My ISP works to illuminate the diversity of LGBTQI experiences and lives in Cape Town. I do this through discussing the privilege necessary to "come out" in Cape Town and, subsequently, have access to The Pink Village, Cape Town's gay district. By Bringing in theory on "coming out" as a white experience and the queer movement as re-centering white normativity, I work to openly discuss how a history of exclusion has lived on in Cape Town's gay district and pushed the more marginalized gay communities out of the city center. Through academic research, participant observation in both the gay village and in the townships, and five informal interviews with South Africans who identify as LGBTQI, I work to reveal how queer spaces are both places of inclusion and exclusion on the basis of race, religion, gender identity, etc. My conclusion is that white gay men, unlike black or coloured queer South Africans (especially lesbians), are able to utilize pre-existing racist and misogynistic structures to gain greater access and acceptance in Cape Town. Subsequently, queer identified black or coloured South Africans, especially women, are made more marginalized by the spaces and communities that are supposed to accept them. This is largely a result of a long history of apartheid in South Africa that has left the country with many questions and issues surrounding equal rights, access, and (in)visibility in Cape Town's city center.

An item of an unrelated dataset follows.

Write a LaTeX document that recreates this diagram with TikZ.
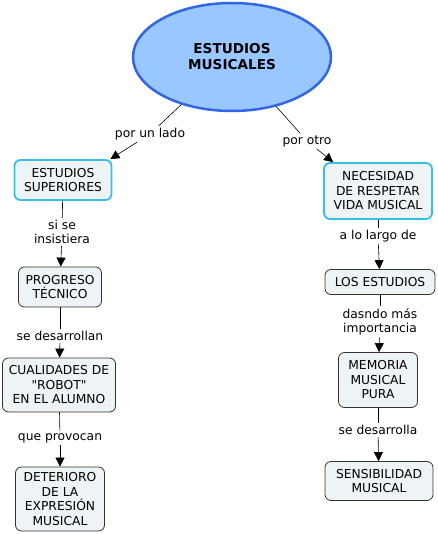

African Studies | Family, Life Course, and Society | Gender and Sexuality | Inequality and Stratification | Lesbian, Gay, Bisexual, and Transgender Studies | Race and Ethnicity | Sociology of Culture
Beebe, Mollie, "Whose Gay Town is Cape Town? An Examination of Cape Town’s Gay Village and the Production of a Queer White Patriarchy." (2012). Independent Study Project (ISP) Collection. 1280.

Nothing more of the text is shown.